How strange it is, this passion that assaults the breast when the foot treads foreign earth; this lust to acquire, to carry away, to convey home in suitcases wretched pelting trifles which in our native land we should be the first (or so we hope) to disdain! (Shopping abroad)
Perhaps it’s the thrill of bartering with the stallholder, the illusion of securing a bargain, that drives us forward in this quest for ‘alien trifles’. All of which have to be transported home, of course, often at the expense of purchasing extra suitcases – ‘cheap exotic suitcases, more, and more and more…’

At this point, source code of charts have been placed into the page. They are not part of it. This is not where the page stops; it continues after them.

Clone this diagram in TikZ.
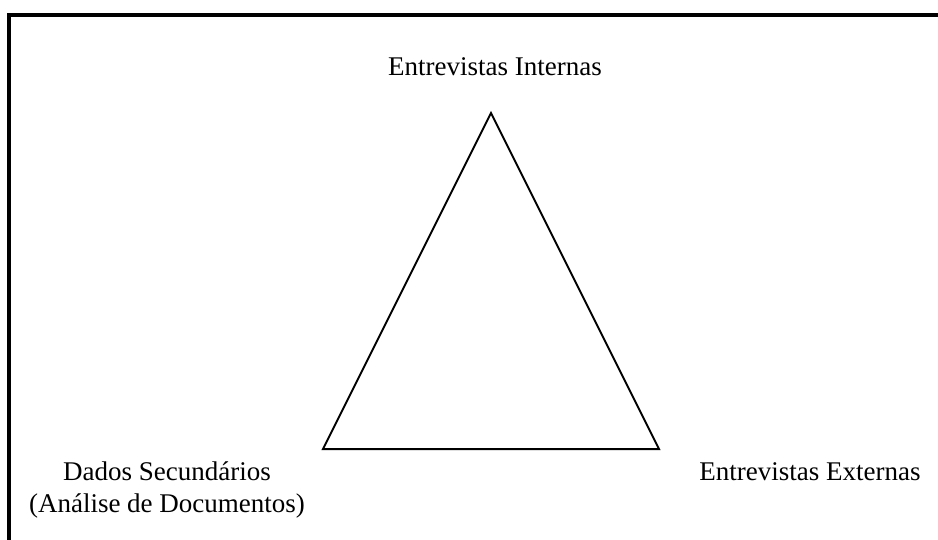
\documentclass[tikz,border=0pt]{standalone}
\usepackage{fontspec}
\setmainfont{Liberation Serif}
\begin{document}
\begin{tikzpicture}[x=1pt,y=-1pt,inner sep=0pt,
    label/.style={anchor=base,align=center,font=\fontsize{27}{32}\selectfont},
    edge/.style={draw=black,line width=2pt,line join=miter}]
        \useasboundingbox (0,0) rectangle (938,540);

        % frame
        \draw [draw=black, line width=4pt] (938,15) -- (9,15) -- (9,540);

        % corners of the triangle
        \coordinate (top) at (491,113);
        \coordinate (left) at (323,449);
        \coordinate (right) at (659,449);
        \draw [edge] (top) -- (left) -- (right) -- cycle;

        \node [label] (intern) at (495,76) {Entrevistas Internas};
        \node [label] (dados) at (167,512) {Dados Secundários\\(Análise de Documentos)};
        \node [label] (extern) at (810,480) {Entrevistas Externas};

\end{tikzpicture}
\end{document}
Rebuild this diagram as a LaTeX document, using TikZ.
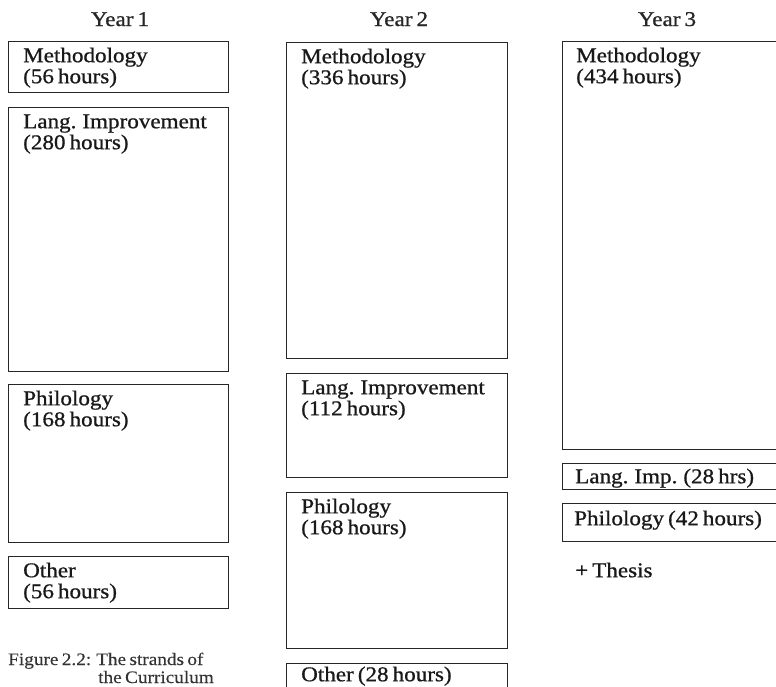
\documentclass[tikz,border=0pt]{standalone}
\usepackage{fontspec}
\setmainfont{Liberation Serif}[FakeStretch=1.1,FakeBold=0.8,WordSpace=0.7]
\newfontfamily\capfont{Liberation Serif}[FakeStretch=1.1,WordSpace=0.7,FakeBold=0.2]
\usetikzlibrary{positioning,calc}
\tikzset{
  box/.style={draw=black!85, line width=1.3pt, inner sep=0pt, anchor=north west},
  lbl/.style={anchor=north west, inner sep=0pt, align=left, text=black!90,
    font=\fontsize{21}{21}\selectfont},
  yr/.style={anchor=base, inner sep=0pt, text=black!85, font=\fontsize{21}{21}\selectfont\mdseries},
  captext/.style={anchor=base west, inner sep=0pt, text=black!80, font=\capfont\fontsize{17.5}{20}\selectfont}
}
\begin{document}
\begin{tikzpicture}[x=1pt,y=-1pt]
\useasboundingbox[fill=white] (0,0) rectangle (776,686);
% year titles
\node[yr] (y1) at (120,26) {Year 1};
\node[yr] (y2) at (399,26) {Year 2};
\node[yr] (y3) at (667,26) {Year 3};
% Year 1
\node[box, minimum width=220pt, minimum height=51pt] (a1) at (8,41) {};
\node[box, minimum width=220pt, minimum height=264pt] (a2) at (8,107) {};
\node[box, minimum width=220pt, minimum height=158pt] (a3) at (8,384) {};
\node[box, minimum width=220pt, minimum height=52pt] (a4) at (8,556) {};
\node[lbl] (ta1) at ([shift={(15,6.3)}]a1.north west) {\strut Methodology\\(56 hours)};
\node[lbl] (ta2) at ([shift={(15,6.3)}]a2.north west) {\strut Lang. Improvement\\(280 hours)};
\node[lbl] (ta3) at ([shift={(15,6.3)}]a3.north west) {\strut Philology\\(168 hours)};
\node[lbl] (ta4) at ([shift={(15,6.3)}]a4.north west) {\strut Other\\(56 hours)};
% Year 2
\node[box, minimum width=221pt, minimum height=316pt] (b1) at (286,42) {};
\node[box, minimum width=221pt, minimum height=104pt] (b2) at (286,373) {};
\node[box, minimum width=221pt, minimum height=156pt] (b3) at (286,492) {};
\node[box, minimum width=221pt, minimum height=30pt] (b4) at (286,663) {};
\node[lbl] (tb1) at ([shift={(15,6.3)}]b1.north west) {\strut Methodology\\(336 hours)};
\node[lbl] (tb2) at ([shift={(15,6.3)}]b2.north west) {\strut Lang. Improvement\\(112 hours)};
\node[lbl] (tb3) at ([shift={(15,6.3)}]b3.north west) {\strut Philology\\(168 hours)};
\node[lbl] (tb4) at ([shift={(15,3.3)}]b4.north west) {\strut Other (28 hours)};
% Year 3
\node[box, minimum width=221pt, minimum height=408pt] (c1) at (562,41) {};
\node[box, minimum width=221pt, minimum height=26pt] (c2) at (562,463) {};
\node[box, minimum width=221pt, minimum height=38pt] (c3) at (562,503) {};
\node[lbl] (tc1) at ([shift={(14,6.3)}]c1.north west) {\strut Methodology\\(434 hours)};
\node[lbl] (tc2) at ([shift={(13,5.3)}]c2.north west) {\strut Lang. Imp. (28 hrs)};
\node[lbl] (tc3) at ([shift={(12,7.3)}]c3.north west) {\strut Philology (42 hours)};
\node[lbl] (th) at (575,562.3) {\strut + Thesis};
% caption
\node[captext] (f1) at (8,665) {Figure 2.2: The strands of};
\node[captext] (f2) at (98,683) {the Curriculum};
\end{tikzpicture}
\end{document}
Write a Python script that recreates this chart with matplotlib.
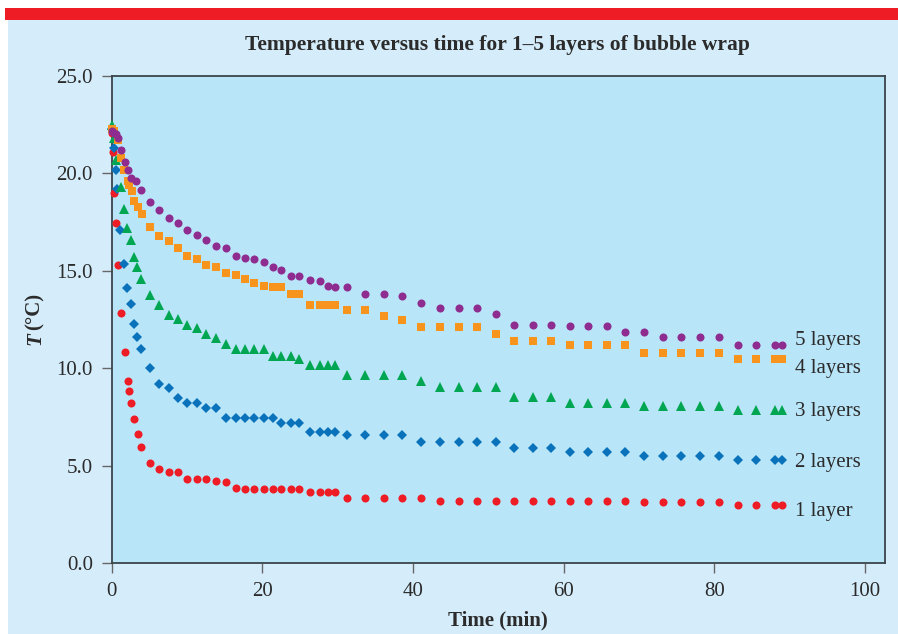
import matplotlib
matplotlib.use("Agg")
import matplotlib.pyplot as plt
from matplotlib.patches import Rectangle

# ---------------- data ----------------
time_common = [5.1, 6.3, 7.6, 8.8, 10.0, 11.3, 12.5, 13.8, 15.2, 16.5, 17.7,
               18.9, 20.2, 21.4, 22.5, 23.8, 24.8, 26.3, 27.7, 28.7, 29.7,
               31.2, 33.6, 36.1, 38.6, 41.1, 43.6, 46.1, 48.5, 51.0, 53.4,
               55.9, 58.3, 60.8, 63.2, 65.7, 68.2, 70.7, 73.2, 75.6, 78.1,
               80.6, 83.1, 85.5, 88.0, 89.0]

t1_early = [0.0, 0.2, 0.35, 0.6, 0.9, 1.3, 1.7, 2.15, 2.3, 2.5, 2.95, 3.45, 3.95]
T1_early = [22.1, 21.1, 19.0, 17.45, 15.3, 12.85, 10.85, 9.35, 8.85, 8.2, 7.4, 6.65, 5.95]
T1_common = [5.17, 4.86, 4.69, 4.69, 4.35, 4.35, 4.35, 4.21, 4.17, 3.85, 3.83,
             3.83, 3.83, 3.83, 3.83, 3.83, 3.83, 3.66, 3.66, 3.66, 3.66,
             3.35, 3.35, 3.35, 3.35, 3.35, 3.18, 3.18, 3.18, 3.18, 3.18,
             3.18, 3.18, 3.18, 3.18, 3.18, 3.18, 3.15, 3.15, 3.15, 3.15,
             3.15, 2.98, 2.98, 2.98, 2.98]

t2_early = [0.0, 0.3, 0.55, 0.7, 1.15, 1.6, 2.05, 2.5, 2.95, 3.4, 3.9]
T2_early = [22.3, 21.3, 20.2, 19.2, 17.1, 15.35, 14.1, 13.3, 12.3, 11.6, 11.0]
T2_common = [10.0, 9.22, 8.98, 8.47, 8.2, 8.2, 7.96, 7.96, 7.46, 7.46, 7.46,
             7.46, 7.46, 7.46, 7.2, 7.2, 7.2, 6.74, 6.74, 6.74, 6.74,
             6.6, 6.6, 6.6, 6.6, 6.2, 6.2, 6.2, 6.2, 6.2, 5.9,
             5.9, 5.9, 5.7, 5.7, 5.7, 5.7, 5.49, 5.49, 5.49, 5.49,
             5.49, 5.29, 5.29, 5.29, 5.29]

t3_early = [0.1, 0.3, 0.6, 1.2, 1.6, 2.05, 2.5, 2.95, 3.35, 3.85]
T3_early = [22.5, 21.8, 20.7, 19.3, 18.2, 17.2, 16.6, 15.7, 15.2, 14.6]
T3_common = [13.76, 13.24, 12.75, 12.54, 12.23, 12.08, 11.74, 11.57, 11.23, 10.98, 10.98,
             10.98, 10.98, 10.66, 10.66, 10.66, 10.47, 10.16, 10.16, 10.16, 10.16,
             9.65, 9.65, 9.65, 9.65, 9.33, 9.05, 9.05, 9.05, 9.05, 8.54,
             8.54, 8.54, 8.23, 8.23, 8.23, 8.23, 8.07, 8.07, 8.07, 8.07,
             8.07, 7.85, 7.85, 7.85, 7.85]

t4_early = [0.1, 0.35, 0.9, 1.25, 1.6, 2.1, 2.35, 2.7, 2.95, 3.5, 4.0]
T4_early = [22.3, 22.2, 21.7, 20.8, 20.2, 19.6, 19.4, 19.1, 18.6, 18.26, 17.9]
T4_common = [17.23, 16.77, 16.51, 16.2, 15.74, 15.59, 15.28, 15.18, 14.87, 14.77, 14.56,
             14.36, 14.25, 14.2, 14.2, 13.84, 13.84, 13.23, 13.23, 13.23, 13.23,
             12.97, 12.97, 12.71, 12.46, 12.1, 12.1, 12.1, 12.1, 11.74, 11.38,
             11.38, 11.38, 11.18, 11.18, 11.18, 11.18, 10.77, 10.77, 10.77, 10.77,
             10.77, 10.46, 10.46, 10.46, 10.46]

t5_early = [0.0, 0.3, 0.55, 0.9, 1.3, 1.7, 2.2, 2.6, 3.25, 3.9]
T5_early = [22.2, 22.1, 22.0, 21.8, 21.2, 20.6, 20.2, 19.75, 19.6, 19.13]
T5_common = [18.55, 18.1, 17.71, 17.45, 17.09, 16.85, 16.6, 16.26, 16.19, 15.74, 15.67,
             15.59, 15.47, 15.18, 15.06, 14.73, 14.73, 14.54, 14.48, 14.24, 14.17,
             14.2, 13.84, 13.84, 13.69, 13.35, 13.09, 13.09, 13.09, 12.77, 12.25,
             12.25, 12.25, 12.17, 12.17, 12.17, 11.86, 11.86, 11.59, 11.59, 11.59,
             11.59, 11.18, 11.18, 11.18, 11.18]

series_labels = ["1 layer", "2 layers", "3 layers", "4 layers", "5 layers"]
label_y = [2.67, 5.18, 7.8, 10.0, 11.45]
x_ticks = [0, 20, 40, 60, 80, 100]
y_ticks = [0.0, 5.0, 10.0, 15.0, 20.0, 25.0]

# ---------------- figure ----------------
W, H = 898, 634
fig = plt.figure(figsize=(W / 100, H / 100), dpi=100, facecolor="white")

panel_col = "#D5EDFA"
fig.patches.append(Rectangle((8 / W, 0), 1 - 8 / W, (H - 20) / H,
                             transform=fig.transFigure, facecolor=panel_col,
                             edgecolor="none", zorder=-10))
fig.patches.append(Rectangle((5 / W, 1 - 20 / H), 1 - 5 / W, 12 / H,
                             transform=fig.transFigure, facecolor="#EE1D25",
                             edgecolor="none", zorder=-10))

left, right, bottom, top = 111.7 / W, 885 / W, 1 - 563.3 / H, 1 - 76 / H
ax = fig.add_axes([left, bottom, right - left, top - bottom])
ax.set_zorder(2)
ax.set_facecolor("#B9E5F8")

serif = "Liberation Serif"
text_col = "#2b2b2b"

styles = [
    dict(marker="o", color="#EE1D25", ms=5.8),
    dict(marker="D", color="#0A72BA", ms=5.1),
    dict(marker="^", color="#00A651", ms=6.8),
    dict(marker="s", color="#F7941D", ms=6.0),
    dict(marker="o", color="#8E2C90", ms=5.8),
]
times = [t1_early + time_common, t2_early + time_common, t3_early + time_common,
         t4_early + time_common, t5_early + time_common]
temps = [T1_early + T1_common, T2_early + T2_common, T3_early + T3_common,
         T4_early + T4_common, T5_early + T5_common]

for t, T, st in zip(times, temps, styles):
    ax.plot(t, T, linestyle="none", marker=st["marker"], color=st["color"],
            markersize=st["ms"], markeredgewidth=0, clip_on=False, zorder=3)

for lab, ly in zip(series_labels, label_y):
    ax.text(90.7, ly, lab, ha="left", va="center", fontsize=15,
            family=serif, color=text_col)

ax.set_xlim(0, 102.65)
ax.set_ylim(0, 25)
ax.set_xticks(x_ticks)
ax.set_xticklabels([str(v) for v in x_ticks])
ax.set_yticks(y_ticks)
ax.set_yticklabels([f"{v:.1f}" for v in y_ticks])

for sp in ax.spines.values():
    sp.set_color("#3a444b")
    sp.set_linewidth(1.3)

ax.tick_params(axis="both", direction="out", length=7.5, width=1.0,
               color="#666666", labelsize=15, labelcolor=text_col, pad=6)
for lbl in ax.get_xticklabels() + ax.get_yticklabels():
    lbl.set_family(serif)

fig.text(497 / W, 1 - 45 / H, "Temperature versus time for 1\u20135 layers of bubble wrap",
         ha="center", va="center", fontsize=15.5, fontweight="bold",
         family=serif, color=text_col)

fig.text(498 / W, 1 - 620 / H, "Time (min)", ha="center", va="center",
         fontsize=15, fontweight="bold", family=serif, color=text_col)

fig.text(35 / W, 1 - 339 / H, "T", ha="center", va="center", rotation=90,
         fontsize=15, fontweight="bold", fontstyle="italic", family=serif,
         color=text_col)
fig.text(35 / W, 1 - 311 / H, "(\u00b0C)", ha="center", va="center", rotation=90,
         fontsize=15, fontweight="bold", family=serif, color=text_col)

fig.savefig("out.png", dpi=100, facecolor="white")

Ignorance is another very amusing piece, covering various subjects including neighbours, gossip, wickedness and current literature. I couldn’t help but laugh at Macaulay’s dismissal of the latest books, a view that will likely resonate with those wary of the media hype surrounding certain new releases.
No, I am afraid I have not read that either. It is good, you say? I am sure you are right. But I have no time for all these novels and things. I cannot imagine how you make time for them. You find they are worth it? They do not look good. Not that I see them; but they do not sound good, from the advertisements and reviews. Not that I read advertisements and reviews. I like to keep myself clear from all this second-rate stuff. (Ignorance – 2. Of current literature)
As an aside, lovers of literature are well served with this collection, with entries on Reading, Writing, Finishing a book, and Booksellers’ catalogues, to name but a few. Oh, the joy of booksellers’ pamphlets flopping through the letter-box, ‘alighting like leaves on the passage floor’!
In a book devoted to a surfeit of pleasures, Macaulay remains mindful of the downsides involved in over-indulgence, that a pleasure overdone can tip over into excess – or might be taken for granted if repeated too often. As such, several essays come with a slight sting in the tail, a note of realism to temper the joy. In Hot bath, for instance, the water will cool if one soaks for too long, with fresh water from the taps feeling tepid rather than hot. Similarly, in Abroad, the thrill of travelling overseas is clipped by increasing bureaucracy and suspicion, a fact that will resonate with many current travellers whose journeys are hampered by cancellations or long delays.
In summary, this is an enjoyable, erudite compendium of pleasures, best experienced in small doses, maybe two or three essays at a time. Collected together like this, these articles give readers a fascinating insight into cultural life in the early 20th century, together with snapshots of various aspects of Macaulay’s life. As ever with Handheld Press, the book comes with an excellent introduction by Kate Macdonald, placing the book in a wider context. I’ve barely scratched the surface of it here, but it’s a delightful read for any Rose Macaulay fan – and for lovers of literature from this period in general.